Since the invention of the printing press, distribution of limited production leaflets has often served as an alternative to dominant information sources. Technological advances in communication, such as the Internet, have overcome some censorship. Throughout history, mass protests have also served as a method for resisting unwanted impositions.
Censorship in literature
Censorship through government action is taken to a ridiculous extent and lampooned in the Ray Bradbury novel Fahrenheit 451. The book revolves around the adventure of a "fireman" whose job is to burn books, because the only permitted educational outlet for people in his dystopian society is state controlled television. The novel's society has strongly anti-intellectual overtones, which Bradbury was attempting to prevent.

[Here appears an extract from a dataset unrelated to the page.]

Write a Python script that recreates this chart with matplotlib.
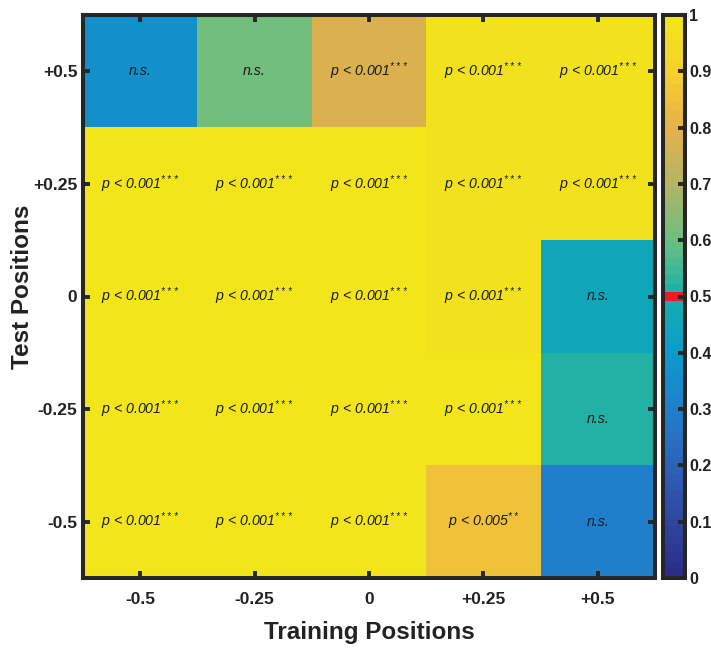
import numpy as np
import matplotlib
matplotlib.use('Agg')
import matplotlib.pyplot as plt
from matplotlib.colors import LinearSegmentedColormap, ListedColormap

plt.rcParams['font.family'] = 'Liberation Sans'
plt.rcParams['mathtext.fontset'] = 'custom'
plt.rcParams['mathtext.rm'] = 'Liberation Sans:italic'
plt.rcParams['mathtext.it'] = 'Liberation Sans:italic'

train_labels = ['-0.5', '-0.25', '0', '+0.25', '+0.5']
test_labels = ['+0.5', '+0.25', '0', '-0.25', '-0.5']

# decoding accuracy, rows = test position (top to bottom), cols = training position
acc_pos05 = [0.36, 0.61, 0.77, 0.98, 0.97]
acc_pos025 = [0.99, 0.99, 0.99, 0.98, 0.98]
acc_zero = [0.99, 0.99, 0.99, 0.98, 0.45]
acc_neg025 = [0.99, 0.99, 0.99, 0.99, 0.52]
acc_neg05 = [0.99, 0.99, 0.99, 0.85, 0.30]

P3 = 'p < 0.001$^{***}$'
sig_pos05 = ['n.s.', 'n.s.', P3, P3, P3]
sig_pos025 = [P3, P3, P3, P3, P3]
sig_zero = [P3, P3, P3, P3, 'n.s.']
sig_neg025 = [P3, P3, P3, P3, 'n.s.']
sig_neg05 = [P3, P3, P3, 'p < 0.005$^{**}$', 'n.s.']

acc = np.array([acc_pos05, acc_pos025, acc_zero, acc_neg025, acc_neg05])
sig = [sig_pos05, sig_pos025, sig_zero, sig_neg025, sig_neg05]

# parula-like map, 65 steps with the chance level (0.5) marked in red
anchors = ['#2C2C8A', '#2F47A0', '#2D63BA', '#1F80CC', '#0B9BCB', '#14B0AC',
           '#6CBF80', '#B0B566', '#E6B04A', '#F6CF2E', '#F2E61A']
base = LinearSegmentedColormap.from_list('par', anchors, N=65)
cols = base(np.linspace(0, 1, 65))
cols[32] = [0.93, 0.11, 0.14, 1.0]
cmap = ListedColormap(cols)

edge = '#262626'
fig = plt.figure(figsize=(7.11, 6.51), dpi=100)
ax = fig.add_axes([83 / 711, 1 - 578 / 651, 572 / 711, 563 / 651])
cax = fig.add_axes([663 / 711, 1 - 578 / 651, 22 / 711, 563 / 651])

im = ax.imshow(acc, cmap=cmap, vmin=0, vmax=1, aspect='auto', interpolation='nearest')

for r in range(5):
    for c in range(5):
        dy = 0.09 if (r == 3 and c == 4) else 0
        ax.text(c, r + dy, sig[r][c], ha='center', va='center', fontsize=10.2,
                style='italic', color='#1a1a1a')

ax.set_xticks(range(5))
ax.set_xticklabels(train_labels, fontweight='bold')
ax.set_yticks(range(5))
ax.set_yticklabels(test_labels, fontweight='bold')
ax.tick_params(axis='x', direction='in', length=5, width=2.8, color=edge,
               top=True, labelsize=12.5, pad=10, labelcolor='#222222')
ax.tick_params(axis='y', direction='in', length=5, width=2.8, color=edge,
               right=True, labelsize=12.5, pad=4, labelcolor='#222222')
for s in ax.spines.values():
    s.set_linewidth(2.9)
    s.set_color(edge)

ax.set_xlabel('Training Positions', fontsize=17.5, fontweight='bold',
              color='#222222', labelpad=10)
ax.set_ylabel('Test Positions', fontsize=17.5, fontweight='bold',
              color='#222222')
ax.yaxis.set_label_coords(-0.086, 0.517)

cb = fig.colorbar(im, cax=cax, ticks=np.round(np.arange(0, 1.01, 0.1), 1))
cb.ax.set_yticklabels(['0', '0.1', '0.2', '0.3', '0.4', '0.5', '0.6', '0.7',
                       '0.8', '0.9', '1'], fontweight='bold')
cax.tick_params(direction='in', length=5, width=2.8, color=edge,
                labelsize=11.5, pad=3, labelcolor='#222222')
cb.outline.set_linewidth(2.9)
cb.outline.set_edgecolor(edge)

fig.savefig('out.png', dpi=100)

Censorship also figures prominently in George Orwell's novel 1984. That novel's main character works for the "Ministry of Truth," which is responsible for disseminating the state's version of current events and history. Smith's position requires him to edit history books to keep them in line with the prevailing political mood. Also prominent in the book are the "Thought Police" who arrest and punish citizens who even entertain subversive thoughts. 1984 also highlights the common connection between censorship and propaganda.
Censorship and Society
Censorship presents a danger to an open, democratic world. Most countries claiming to be democratic abide by some standard of publicly releasing materials that are not security risks. This promotes an atmosphere of trust and participation in government, which is a healthier state than the suspicion experienced by those forced to live under censorious, unfree regimes. Freedom of speech has come to be seen as a hallmark of a modern society, with pressures for emerging countries to adopt such standards. Modernizing pressure has forced the opening of many formerly closed societies, such as Russia and China.

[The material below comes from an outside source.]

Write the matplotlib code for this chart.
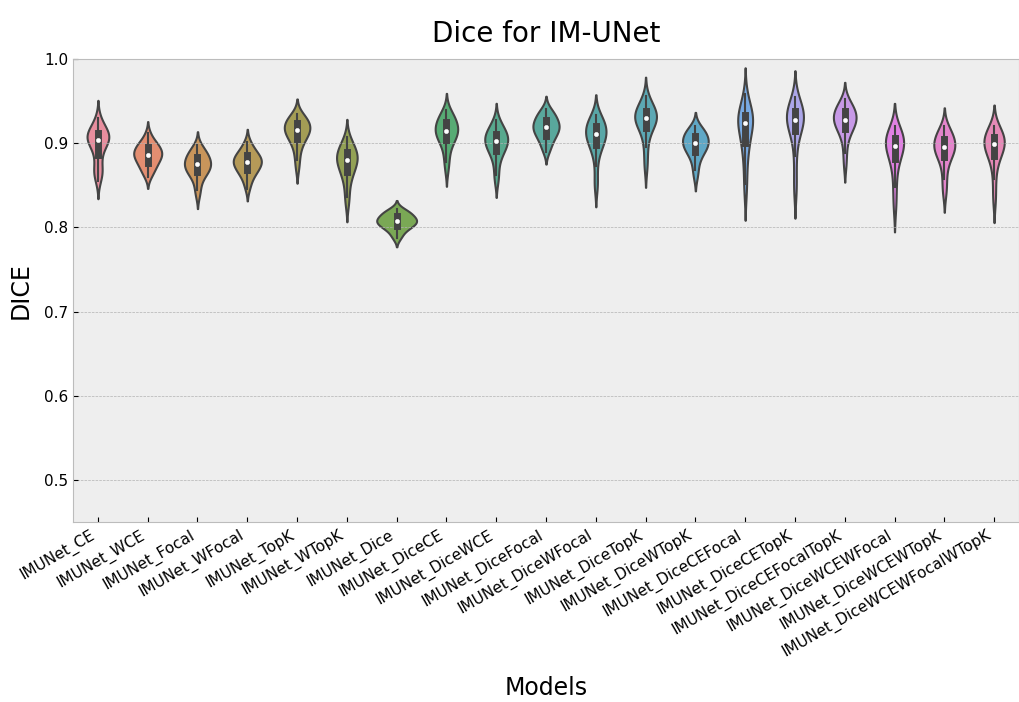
import numpy as np
import pandas as pd
import matplotlib
matplotlib.use('Agg')
from matplotlib import pyplot as plt
from matplotlib.colors import to_rgb
import seaborn as sns

models = ['IMUNet_CE', 'IMUNet_WCE', 'IMUNet_Focal', 'IMUNet_WFocal', 'IMUNet_TopK',
          'IMUNet_WTopK', 'IMUNet_Dice', 'IMUNet_DiceCE', 'IMUNet_DiceWCE',
          'IMUNet_DiceFocal', 'IMUNet_DiceWFocal', 'IMUNet_DiceTopK', 'IMUNet_DiceWTopK',
          'IMUNet_DiceCEFocal', 'IMUNet_DiceCETopK', 'IMUNet_DiceCEFocalTopK',
          'IMUNet_DiceWCEWFocal', 'IMUNet_DiceWCEWTopK', 'IMUNet_DiceWCEWFocalWTopK']

# per-case dice scores for each model
ce = [0.930, 0.925, 0.921, 0.918, 0.916, 0.914, 0.913, 0.912, 0.910, 0.909, 0.908, 0.907, 0.906,
      0.905, 0.904, 0.903, 0.902, 0.900, 0.898, 0.895, 0.890, 0.886, 0.880, 0.872, 0.868, 0.866,
      0.864, 0.862, 0.855]
wce = [0.912, 0.906, 0.902, 0.900, 0.898, 0.897, 0.896, 0.894, 0.892, 0.890, 0.889, 0.888, 0.887,
       0.886, 0.885, 0.884, 0.882, 0.880, 0.878, 0.876, 0.875, 0.873, 0.870, 0.867, 0.864, 0.860]
focal = [0.898, 0.894, 0.891, 0.889, 0.887, 0.886, 0.884, 0.882, 0.880, 0.878, 0.877, 0.876, 0.875,
         0.874, 0.872, 0.870, 0.868, 0.867, 0.866, 0.864, 0.861, 0.858, 0.852, 0.845, 0.838]
wfocal = [0.902, 0.897, 0.893, 0.890, 0.888, 0.887, 0.885, 0.883, 0.881, 0.880, 0.879, 0.878,
          0.877, 0.876, 0.874, 0.872, 0.870, 0.868, 0.867, 0.865, 0.862, 0.858, 0.853, 0.846]
topk = [0.935, 0.932, 0.930, 0.928, 0.927, 0.926, 0.924, 0.922, 0.920, 0.918, 0.917, 0.916, 0.915,
        0.914, 0.912, 0.910, 0.908, 0.905, 0.903, 0.900, 0.895, 0.888, 0.880, 0.870]
wtopk = [0.907, 0.902, 0.898, 0.895, 0.893, 0.891, 0.889, 0.887, 0.885, 0.883, 0.882, 0.881,
         0.879, 0.877, 0.875, 0.872, 0.869, 0.867, 0.864, 0.860, 0.854, 0.846, 0.836, 0.828]
dice = [0.822, 0.820, 0.818, 0.817, 0.816, 0.814, 0.812, 0.811, 0.810, 0.809, 0.808, 0.807, 0.806,
        0.805, 0.804, 0.802, 0.801, 0.800, 0.798, 0.795, 0.791, 0.787]
dice_ce = [0.940, 0.936, 0.932, 0.930, 0.928, 0.927, 0.925, 0.922, 0.920, 0.918, 0.916, 0.915,
           0.914, 0.913, 0.911, 0.909, 0.906, 0.904, 0.902, 0.899, 0.893, 0.885, 0.878, 0.868]
dice_wce = [0.928, 0.923, 0.919, 0.916, 0.914, 0.913, 0.911, 0.909, 0.907, 0.905, 0.904, 0.903,
            0.902, 0.900, 0.898, 0.896, 0.893, 0.891, 0.889, 0.886, 0.880, 0.872, 0.862, 0.855]
dice_focal = [0.941, 0.938, 0.935, 0.933, 0.931, 0.929, 0.927, 0.925, 0.923, 0.921, 0.920, 0.919,
              0.918, 0.916, 0.914, 0.912, 0.910, 0.908, 0.906, 0.903, 0.899, 0.894, 0.890]
dice_wfocal = [0.934, 0.931, 0.928, 0.926, 0.924, 0.922, 0.920, 0.918, 0.916, 0.914, 0.913, 0.912,
               0.910, 0.908, 0.905, 0.903, 0.901, 0.899, 0.896, 0.892, 0.885, 0.873, 0.855, 0.848]
dice_topk = [0.956, 0.950, 0.946, 0.943, 0.941, 0.939, 0.937, 0.935, 0.933, 0.932, 0.931, 0.930,
             0.928, 0.926, 0.924, 0.922, 0.920, 0.917, 0.912, 0.905, 0.895, 0.882, 0.870]
dice_wtopk = [0.920, 0.917, 0.915, 0.913, 0.912, 0.910, 0.908, 0.906, 0.904, 0.902, 0.901, 0.900,
              0.899, 0.897, 0.895, 0.893, 0.891, 0.889, 0.886, 0.882, 0.876, 0.868, 0.860]
dice_ce_focal = [0.958, 0.950, 0.945, 0.940, 0.937, 0.935, 0.933, 0.931, 0.929, 0.927, 0.926,
                 0.925, 0.924, 0.921, 0.918, 0.913, 0.908, 0.903, 0.900, 0.895, 0.888, 0.878,
                 0.866, 0.852, 0.840]
dice_ce_topk = [0.955, 0.950, 0.946, 0.943, 0.941, 0.940, 0.938, 0.936, 0.934, 0.932, 0.930,
                0.929, 0.928, 0.926, 0.924, 0.921, 0.919, 0.917, 0.914, 0.908, 0.898, 0.885,
                0.868, 0.850, 0.842]
dice_ce_focal_topk = [0.952, 0.948, 0.945, 0.942, 0.940, 0.939, 0.937, 0.935, 0.933, 0.931,
                      0.929, 0.928, 0.927, 0.925, 0.923, 0.921, 0.918, 0.916, 0.913, 0.908,
                      0.900, 0.888, 0.874]
dice_wce_wfocal = [0.920, 0.917, 0.915, 0.912, 0.910, 0.908, 0.906, 0.904, 0.902, 0.900, 0.899,
                   0.898, 0.896, 0.894, 0.891, 0.888, 0.885, 0.882, 0.878, 0.870, 0.860, 0.848,
                   0.835, 0.822]
dice_wce_wtopk = [0.920, 0.916, 0.913, 0.911, 0.909, 0.907, 0.905, 0.903, 0.900, 0.898, 0.897,
                  0.896, 0.895, 0.893, 0.891, 0.889, 0.887, 0.884, 0.881, 0.876, 0.868, 0.858,
                  0.848, 0.840]
dice_wce_wfocal_wtopk = [0.921, 0.918, 0.915, 0.913, 0.911, 0.909, 0.907, 0.905, 0.903, 0.901,
                         0.900, 0.899, 0.898, 0.896, 0.894, 0.891, 0.888, 0.886, 0.883, 0.878,
                         0.870, 0.858, 0.843, 0.830]

scores = [ce, wce, focal, wfocal, topk, wtopk, dice, dice_ce, dice_wce, dice_focal, dice_wfocal,
          dice_topk, dice_wtopk, dice_ce_focal, dice_ce_topk, dice_ce_focal_topk,
          dice_wce_wfocal, dice_wce_wtopk, dice_wce_wfocal_wtopk]

rows = []
for name, vals in zip(models, scores):
    for v in vals:
        rows.append((name, v))
df = pd.DataFrame(rows, columns=['Model', 'DICE'])

plt.style.use('bmh')
# husl, desaturated and lightened a touch toward the axes background
bg = np.array(to_rgb('#eeeeee'))
colors = [tuple(0.88 * np.array(c) + 0.12 * bg)
          for c in sns.color_palette('husl', len(models), desat=0.75)]

fig = plt.figure(figsize=(10.2, 7.02), dpi=100)
ax = fig.add_axes([0.0716, 0.256, 0.9274, 0.66])

sns.violinplot(data=df, x='Model', y='DICE', hue='Model', palette=colors, legend=False,
               order=models, hue_order=models, saturation=1, common_norm=True,
               linewidth=1.5, linecolor='#444444',
               inner_kws=dict(box_width=5, whis_width=1.5, marker='o'), ax=ax)

# smaller white median dots
for ln in ax.lines:
    if ln.get_marker() == 'o':
        ln.set_markersize(3)
        ln.set_markeredgewidth(0.4)
        ln.set_markerfacecolor('white')
        ln.set_markeredgecolor('white')

ax.set_ylim(0.45, 1.0)
ax.set_xlim(-0.5, len(models) - 0.5)
ax.xaxis.grid(False)
ax.yaxis.grid(True, linestyle='--', linewidth=0.5, color='#b2b2b2')
ax.set_title('Dice for IM-UNet', fontsize=20, pad=12)
ax.set_xlabel('Models', fontsize=17, labelpad=11)
ax.set_ylabel('DICE', fontsize=17, labelpad=8)
ax.tick_params(axis='both', labelsize=11)
plt.setp(ax.get_xticklabels(), rotation=30, ha='right')

fig.savefig('out.png', dpi=100)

Despite its many disreputable uses, censorship also serves a more benign end. Many argue that censorship is necessary for a healthy society and in some cases may be for the protection of the public. One such example is in the broadcasting of explicit material, be it violent or sexual in nature. While it may be argued that broadcasters should be free to broadcast such items, equally, parents should also be free to have their children watch television without the fear that they will see inappropriate material. To this end, societies have developed watchdog agencies to determine decency regulations. In America, the Federal Communications Commission (FCC) serves this purpose. Two famous recent cases involving the FCC are the broadcasting of nudity during the Super Bowl and of the unedited Steven Spielberg move Saving Private Ryan. In the first case, the FCC levied great fines on Columbia Broadcasting System (CBS) for broadcasting a slip of nudity. In the second case, the FCC warned that fines could be forthcoming if the ABC stations aired the violent film uncut.
Another benign use of censorship is that of information that is secret for national security purposes. Governments maintain a level of secrecy in regards to much pertaining to the national defense so as not to reveal weaknesses to any security risks. Determining the balance between transparent government and safe government is a difficult task. In the United States, there exist a series of "sunshine laws" that require making available to the public government documents once they are no longer vital to national security.